Begin Dataset excerpt

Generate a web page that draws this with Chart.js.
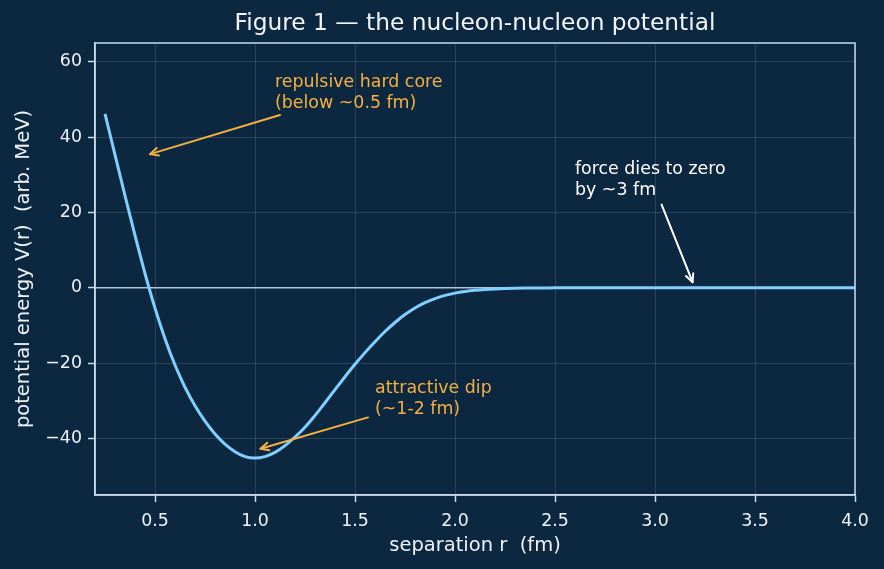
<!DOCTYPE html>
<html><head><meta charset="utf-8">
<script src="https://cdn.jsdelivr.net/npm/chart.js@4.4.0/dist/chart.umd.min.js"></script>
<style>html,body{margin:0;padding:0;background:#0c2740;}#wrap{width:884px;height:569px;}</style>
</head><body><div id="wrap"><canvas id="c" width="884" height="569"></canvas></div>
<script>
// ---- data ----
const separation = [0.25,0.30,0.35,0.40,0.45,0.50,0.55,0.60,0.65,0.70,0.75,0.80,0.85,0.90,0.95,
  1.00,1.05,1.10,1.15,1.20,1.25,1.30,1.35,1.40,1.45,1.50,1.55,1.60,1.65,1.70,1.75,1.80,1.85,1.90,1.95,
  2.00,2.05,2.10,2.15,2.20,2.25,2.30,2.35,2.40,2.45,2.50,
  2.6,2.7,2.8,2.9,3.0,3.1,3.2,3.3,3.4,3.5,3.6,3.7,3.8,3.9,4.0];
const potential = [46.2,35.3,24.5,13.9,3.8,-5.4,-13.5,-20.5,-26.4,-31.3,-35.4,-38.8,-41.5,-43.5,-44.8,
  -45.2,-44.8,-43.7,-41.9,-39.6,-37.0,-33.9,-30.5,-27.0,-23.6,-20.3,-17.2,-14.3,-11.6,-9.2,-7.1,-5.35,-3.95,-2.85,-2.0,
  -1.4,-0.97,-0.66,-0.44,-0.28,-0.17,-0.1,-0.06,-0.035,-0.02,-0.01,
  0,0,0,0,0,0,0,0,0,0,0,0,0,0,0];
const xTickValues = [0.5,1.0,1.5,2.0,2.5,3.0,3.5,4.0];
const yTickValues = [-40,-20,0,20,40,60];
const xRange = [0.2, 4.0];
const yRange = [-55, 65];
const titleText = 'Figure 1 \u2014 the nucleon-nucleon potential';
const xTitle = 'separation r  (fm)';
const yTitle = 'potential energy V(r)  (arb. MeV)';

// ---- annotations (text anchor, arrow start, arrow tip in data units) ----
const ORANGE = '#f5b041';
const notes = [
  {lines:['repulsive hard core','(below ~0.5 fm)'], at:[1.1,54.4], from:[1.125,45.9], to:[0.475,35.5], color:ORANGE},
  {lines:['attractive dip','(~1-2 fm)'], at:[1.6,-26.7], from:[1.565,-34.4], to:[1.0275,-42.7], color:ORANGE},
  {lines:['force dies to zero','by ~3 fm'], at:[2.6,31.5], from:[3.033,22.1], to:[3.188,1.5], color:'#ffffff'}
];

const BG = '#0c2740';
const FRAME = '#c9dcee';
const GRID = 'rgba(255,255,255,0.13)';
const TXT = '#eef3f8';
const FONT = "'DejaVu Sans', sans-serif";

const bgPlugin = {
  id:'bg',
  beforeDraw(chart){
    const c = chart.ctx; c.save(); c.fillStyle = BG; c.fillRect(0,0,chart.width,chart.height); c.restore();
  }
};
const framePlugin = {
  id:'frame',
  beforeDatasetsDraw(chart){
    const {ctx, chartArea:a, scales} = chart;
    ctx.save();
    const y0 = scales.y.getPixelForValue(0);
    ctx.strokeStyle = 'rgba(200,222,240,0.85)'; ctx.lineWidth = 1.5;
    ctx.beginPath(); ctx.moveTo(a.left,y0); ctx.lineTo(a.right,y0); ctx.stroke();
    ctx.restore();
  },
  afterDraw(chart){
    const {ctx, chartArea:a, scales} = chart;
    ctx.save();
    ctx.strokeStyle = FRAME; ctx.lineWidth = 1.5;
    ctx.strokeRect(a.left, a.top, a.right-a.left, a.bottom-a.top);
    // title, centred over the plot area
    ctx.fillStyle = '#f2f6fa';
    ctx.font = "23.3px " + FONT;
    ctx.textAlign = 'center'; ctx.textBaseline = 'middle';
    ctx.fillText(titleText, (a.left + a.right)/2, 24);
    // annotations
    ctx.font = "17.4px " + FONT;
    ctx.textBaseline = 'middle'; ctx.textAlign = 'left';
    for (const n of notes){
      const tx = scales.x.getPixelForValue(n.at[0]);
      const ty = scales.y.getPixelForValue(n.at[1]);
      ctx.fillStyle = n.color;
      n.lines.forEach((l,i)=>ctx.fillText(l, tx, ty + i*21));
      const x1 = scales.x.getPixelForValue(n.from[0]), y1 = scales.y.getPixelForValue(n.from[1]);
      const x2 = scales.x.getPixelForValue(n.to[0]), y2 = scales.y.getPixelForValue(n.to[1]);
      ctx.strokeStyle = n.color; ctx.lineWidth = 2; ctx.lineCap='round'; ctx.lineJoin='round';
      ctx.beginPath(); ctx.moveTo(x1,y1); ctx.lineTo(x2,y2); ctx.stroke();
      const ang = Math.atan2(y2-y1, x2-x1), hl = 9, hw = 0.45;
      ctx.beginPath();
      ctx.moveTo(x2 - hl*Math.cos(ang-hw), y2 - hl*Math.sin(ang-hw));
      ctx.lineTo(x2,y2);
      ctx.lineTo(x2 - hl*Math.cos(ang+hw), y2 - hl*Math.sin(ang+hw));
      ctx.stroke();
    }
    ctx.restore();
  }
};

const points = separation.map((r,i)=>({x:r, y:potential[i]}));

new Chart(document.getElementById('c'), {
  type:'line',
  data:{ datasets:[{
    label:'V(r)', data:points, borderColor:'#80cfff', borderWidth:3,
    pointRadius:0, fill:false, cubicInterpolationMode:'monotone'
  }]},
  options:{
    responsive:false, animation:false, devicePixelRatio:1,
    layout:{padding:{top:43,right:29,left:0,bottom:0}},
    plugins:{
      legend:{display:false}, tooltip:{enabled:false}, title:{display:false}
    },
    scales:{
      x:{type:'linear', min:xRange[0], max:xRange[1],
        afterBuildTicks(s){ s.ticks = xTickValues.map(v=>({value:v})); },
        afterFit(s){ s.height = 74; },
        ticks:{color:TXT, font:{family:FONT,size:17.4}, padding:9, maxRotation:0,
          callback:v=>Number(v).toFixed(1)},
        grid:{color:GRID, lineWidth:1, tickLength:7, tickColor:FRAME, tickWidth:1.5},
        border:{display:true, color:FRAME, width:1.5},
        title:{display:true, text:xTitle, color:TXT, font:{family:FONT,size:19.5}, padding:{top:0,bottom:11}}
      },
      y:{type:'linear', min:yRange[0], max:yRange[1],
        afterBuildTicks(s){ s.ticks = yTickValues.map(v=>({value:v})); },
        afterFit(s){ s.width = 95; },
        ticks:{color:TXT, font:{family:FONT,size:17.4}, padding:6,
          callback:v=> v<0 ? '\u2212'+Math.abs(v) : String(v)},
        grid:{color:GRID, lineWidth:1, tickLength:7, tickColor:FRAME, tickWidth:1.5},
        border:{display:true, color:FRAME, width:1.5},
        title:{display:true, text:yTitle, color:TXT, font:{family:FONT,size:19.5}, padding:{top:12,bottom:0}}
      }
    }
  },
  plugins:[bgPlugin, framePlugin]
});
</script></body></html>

End Dataset excerpt

Without the pictures, repeat the listing above exactly.

** Full output **
Generate a web page that draws this with Chart.js.
<!DOCTYPE html>
<html><head><meta charset="utf-8">
<script src="https://cdn.jsdelivr.net/npm/chart.js@4.4.0/dist/chart.umd.min.js"></script>
<style>html,body{margin:0;padding:0;background:#0c2740;}#wrap{width:884px;height:569px;}</style>
</head><body><div id="wrap"><canvas id="c" width="884" height="569"></canvas></div>
<script>
// ---- data ----
const separation = [0.25,0.30,0.35,0.40,0.45,0.50,0.55,0.60,0.65,0.70,0.75,0.80,0.85,0.90,0.95,
  1.00,1.05,1.10,1.15,1.20,1.25,1.30,1.35,1.40,1.45,1.50,1.55,1.60,1.65,1.70,1.75,1.80,1.85,1.90,1.95,
  2.00,2.05,2.10,2.15,2.20,2.25,2.30,2.35,2.40,2.45,2.50,
  2.6,2.7,2.8,2.9,3.0,3.1,3.2,3.3,3.4,3.5,3.6,3.7,3.8,3.9,4.0];
const potential = [46.2,35.3,24.5,13.9,3.8,-5.4,-13.5,-20.5,-26.4,-31.3,-35.4,-38.8,-41.5,-43.5,-44.8,
  -45.2,-44.8,-43.7,-41.9,-39.6,-37.0,-33.9,-30.5,-27.0,-23.6,-20.3,-17.2,-14.3,-11.6,-9.2,-7.1,-5.35,-3.95,-2.85,-2.0,
  -1.4,-0.97,-0.66,-0.44,-0.28,-0.17,-0.1,-0.06,-0.035,-0.02,-0.01,
  0,0,0,0,0,0,0,0,0,0,0,0,0,0,0];
const xTickValues = [0.5,1.0,1.5,2.0,2.5,3.0,3.5,4.0];
const yTickValues = [-40,-20,0,20,40,60];
const xRange = [0.2, 4.0];
const yRange = [-55, 65];
const titleText = 'Figure 1 \u2014 the nucleon-nucleon potential';
const xTitle = 'separation r  (fm)';
const yTitle = 'potential energy V(r)  (arb. MeV)';

// ---- annotations (text anchor, arrow start, arrow tip in data units) ----
const ORANGE = '#f5b041';
const notes = [
  {lines:['repulsive hard core','(below ~0.5 fm)'], at:[1.1,54.4], from:[1.125,45.9], to:[0.475,35.5], color:ORANGE},
  {lines:['attractive dip','(~1-2 fm)'], at:[1.6,-26.7], from:[1.565,-34.4], to:[1.0275,-42.7], color:ORANGE},
  {lines:['force dies to zero','by ~3 fm'], at:[2.6,31.5], from:[3.033,22.1], to:[3.188,1.5], color:'#ffffff'}
];

const BG = '#0c2740';
const FRAME = '#c9dcee';
const GRID = 'rgba(255,255,255,0.13)';
const TXT = '#eef3f8';
const FONT = "'DejaVu Sans', sans-serif";

const bgPlugin = {
  id:'bg',
  beforeDraw(chart){
    const c = chart.ctx; c.save(); c.fillStyle = BG; c.fillRect(0,0,chart.width,chart.height); c.restore();
  }
};
const framePlugin = {
  id:'frame',
  beforeDatasetsDraw(chart){
    const {ctx, chartArea:a, scales} = chart;
    ctx.save();
    const y0 = scales.y.getPixelForValue(0);
    ctx.strokeStyle = 'rgba(200,222,240,0.85)'; ctx.lineWidth = 1.5;
    ctx.beginPath(); ctx.moveTo(a.left,y0); ctx.lineTo(a.right,y0); ctx.stroke();
    ctx.restore();
  },
  afterDraw(chart){
    const {ctx, chartArea:a, scales} = chart;
    ctx.save();
    ctx.strokeStyle = FRAME; ctx.lineWidth = 1.5;
    ctx.strokeRect(a.left, a.top, a.right-a.left, a.bottom-a.top);
    // title, centred over the plot area
    ctx.fillStyle = '#f2f6fa';
    ctx.font = "23.3px " + FONT;
    ctx.textAlign = 'center'; ctx.textBaseline = 'middle';
    ctx.fillText(titleText, (a.left + a.right)/2, 24);
    // annotations
    ctx.font = "17.4px " + FONT;
    ctx.textBaseline = 'middle'; ctx.textAlign = 'left';
    for (const n of notes){
      const tx = scales.x.getPixelForValue(n.at[0]);
      const ty = scales.y.getPixelForValue(n.at[1]);
      ctx.fillStyle = n.color;
      n.lines.forEach((l,i)=>ctx.fillText(l, tx, ty + i*21));
      const x1 = scales.x.getPixelForValue(n.from[0]), y1 = scales.y.getPixelForValue(n.from[1]);
      const x2 = scales.x.getPixelForValue(n.to[0]), y2 = scales.y.getPixelForValue(n.to[1]);
      ctx.strokeStyle = n.color; ctx.lineWidth = 2; ctx.lineCap='round'; ctx.lineJoin='round';
      ctx.beginPath(); ctx.moveTo(x1,y1); ctx.lineTo(x2,y2); ctx.stroke();
      const ang = Math.atan2(y2-y1, x2-x1), hl = 9, hw = 0.45;
      ctx.beginPath();
      ctx.moveTo(x2 - hl*Math.cos(ang-hw), y2 - hl*Math.sin(ang-hw));
      ctx.lineTo(x2,y2);
      ctx.lineTo(x2 - hl*Math.cos(ang+hw), y2 - hl*Math.sin(ang+hw));
      ctx.stroke();
    }
    ctx.restore();
  }
};

const points = separation.map((r,i)=>({x:r, y:potential[i]}));

new Chart(document.getElementById('c'), {
  type:'line',
  data:{ datasets:[{
    label:'V(r)', data:points, borderColor:'#80cfff', borderWidth:3,
    pointRadius:0, fill:false, cubicInterpolationMode:'monotone'
  }]},
  options:{
    responsive:false, animation:false, devicePixelRatio:1,
    layout:{padding:{top:43,right:29,left:0,bottom:0}},
    plugins:{
      legend:{display:false}, tooltip:{enabled:false}, title:{display:false}
    },
    scales:{
      x:{type:'linear', min:xRange[0], max:xRange[1],
        afterBuildTicks(s){ s.ticks = xTickValues.map(v=>({value:v})); },
        afterFit(s){ s.height = 74; },
        ticks:{color:TXT, font:{family:FONT,size:17.4}, padding:9, maxRotation:0,
          callback:v=>Number(v).toFixed(1)},
        grid:{color:GRID, lineWidth:1, tickLength:7, tickColor:FRAME, tickWidth:1.5},
        border:{display:true, color:FRAME, width:1.5},
        title:{display:true, text:xTitle, color:TXT, font:{family:FONT,size:19.5}, padding:{top:0,bottom:11}}
      },
      y:{type:'linear', min:yRange[0], max:yRange[1],
        afterBuildTicks(s){ s.ticks = yTickValues.map(v=>({value:v})); },
        afterFit(s){ s.width = 95; },
        ticks:{color:TXT, font:{family:FONT,size:17.4}, padding:6,
          callback:v=> v<0 ? '\u2212'+Math.abs(v) : String(v)},
        grid:{color:GRID, lineWidth:1, tickLength:7, tickColor:FRAME, tickWidth:1.5},
        border:{display:true, color:FRAME, width:1.5},
        title:{display:true, text:yTitle, color:TXT, font:{family:FONT,size:19.5}, padding:{top:12,bottom:0}}
      }
    }
  },
  plugins:[bgPlugin, framePlugin]
});
</script></body></html>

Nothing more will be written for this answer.